Linteau dépeint avec la même compétence et efficacité la période de prospérité de l’après-guerre ainsi que le bouillonnement culturel, politique et économique qui apparaît à Montréal, et dans le Québec tout entier, durant cette période. Le lecteur trouve donc dans cet ouvrage une synthèse fort utile des principaux événements et phénomènes qui ont affecté la région montréalaise, de l’avènement de l’ère Drapeau et la montée de la ferveur nationaliste chez les Québécois francophones jusqu’aux réorganisations économiques, politiques et démographiques des dernières années.
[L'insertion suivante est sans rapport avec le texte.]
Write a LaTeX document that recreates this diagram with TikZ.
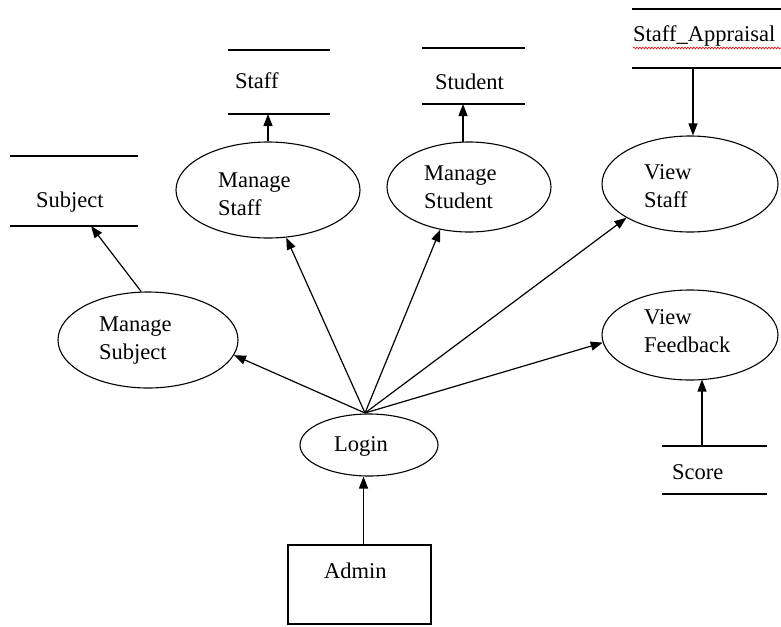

Évidemment, comme pour toute synthèse de la sorte, certaines des interprétations présentées dans cet ouvrage pourraient être débattues. Ainsi, plusieurs historiens considèrent aujourd’hui que « l’affaire du Long Sault » fut plus un affrontement où Mohawks et Onondagas tentèrent de capturer Annaotaha et ses guerriers hurons plutôt qu’une « expédition d’envergure contre la Nouvelle-France » contrecarrée par une troupe menée par Dollard Des Ormeaux (p. 28). Par ailleurs, il est étonnant que dans sa section consacrée au renouveau culturel des années 1960, Linteau ne cite que l’apport d’intellectuels et d’artistes francophones, négligeant de mentionner la contribution anglo-montréalaise d’auteurs et compositeurs tels que Mordecai Richler et Leonard Cohen, pour n’en nommer que deux. Il faut toutefois insister sur le fait que le tour de force de synthétiser l’histoire de la région montréalaise en 181 pages excuse largement les quelques omissions de Linteau qui sont d’ailleurs une question d’opinions. À ce sujet, l’auteur suggère à la fin de l’ouvrage une série de lectures fort pertinentes qui permettent de poursuivre la réflexion. Cette brève introduction se révèle donc une ressource essentielle pour toute personne s’intéressant à l’histoire de Montréal mais également du Québec et de l’Amérique du Nord. Abordant à la fois les thèmes politiques, économiques, sociaux, géographiques et urbanistiques, cette synthèse permet au grand public de comprendre avec aisance l’évolution de la région montréalaise. De fait, les historiens du Québec trouveront eux aussi profit à sa lecture puisqu’elle fournit des renseignements précis et variés qu’ils pourraient ignorer, le recenseur peut lui-même en témoigner.